(Not a duo but too significant to leave out.)
Brian Holland, Lamont Dozier and Eddie Holland wrote and produced many of the songs that are most closely identified with Motown. These include “Stop! In the Name of Love” and “You Can’t Hurry Love” (the Supremes), “Heat Wave” and “Jimmy Mack” (Martha and the Vandellas), “Reach Out I’ll Be There” and “Baby I Need Your Loving” (the Four Tops), and “Can I Get a Witness” and “How Sweet It Is to Be Loved by You” (Marvin Gaye).
Holland, Dozier and Holland inaugurated their collaboration in 1962, with the single “Dearest One,” released under Dozier’s name on the Mel-O-Dy label, a Motown subsidiary. In short order, Holland-Dozier-Holland wrote and produced the first of many hits, Martha and the Vandellas’ “Come and Get These Memories,” which went to Number Three on the R&B chart and Number 29 on the pop chart in 1963. That same year, the trio also wrote and produced Marvin Gaye’s “Can I Get a Witness,” the Marvelettes’ “Locking Up My Heart” and “Forever,” the Miracles’ “I Gotta Dance to Keep from Crying” and “Mickey’s Monkey,” and Martha and the Vandellas’ “Heat Wave” and “Quicksand.”
All of those songs preceded the trio’s record-breaking success with the Supremes. In June 1964, “Where Did Our Love Go” became the first of six consecutive Number One singles for the Supremes and Holland, Dozier and Holland.
The trio epitomized the Motown sound: a fluid, uptempo style that combined catchy lyrics with the fervor of gospel, the groove of R&B and the polish of pop. More than 50 of Motown’s most memorable songs can be attributed to Holland-Dozier-Holland. They produced hits for nearly every act on the Motown family of labels.

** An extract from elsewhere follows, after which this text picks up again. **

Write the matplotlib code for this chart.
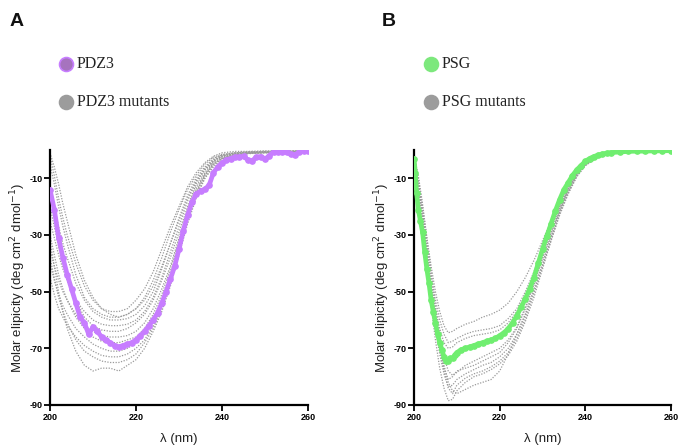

Then, in 1967, H-D-H, as they were familiarly called, entered into a dispute with Berry Gordy Jr. over profit-sharing and royalties. Eddie Holland had the others stage a work slowdown, and by early 1968 the trio had left the label. The founded the Invictus/Hot Wax label, where they continued their hitmaking ways with Freda Payne (“Band of Gold”), Chairman of the Board (“Give Me Just a Little More Time”) and the Honey Cones (“Want Ads”). The sound of those records – with the syncopated rhythm guitars and gospel-inflected vocal arrangements purveying catchy lyrics – was a distinctive as their Motown classics.
After Invictus/Hot Wax folded in 1973, Dozier resuscitated his performing career, and the Hollands wrote and produced for a number of artists, including the Supremes and Michael Jackson. In the Eighties, Dozier co-wrote hits with Phil Collins, Boy George and Mick Hucknall of Simply Red. In 1988, the Holland brothers founded the Holland Group production company and revived their label Music Merchant.
For a “one-time-only reunion,” the three composed the score for the musical production of The First Wives Club, based on the novel by Olivia Goldsmith and a later hit film. The musical included 22 new songs from the songwriting trio.
Holland, Dozier and Holland were inducted into the Rock and Roll Hall of Fame in 1990. They were inducted into the Songwriters Hall of Fame in 1988. And in 2003, they were named BMI Icons at the 51st BMI Pop Awards.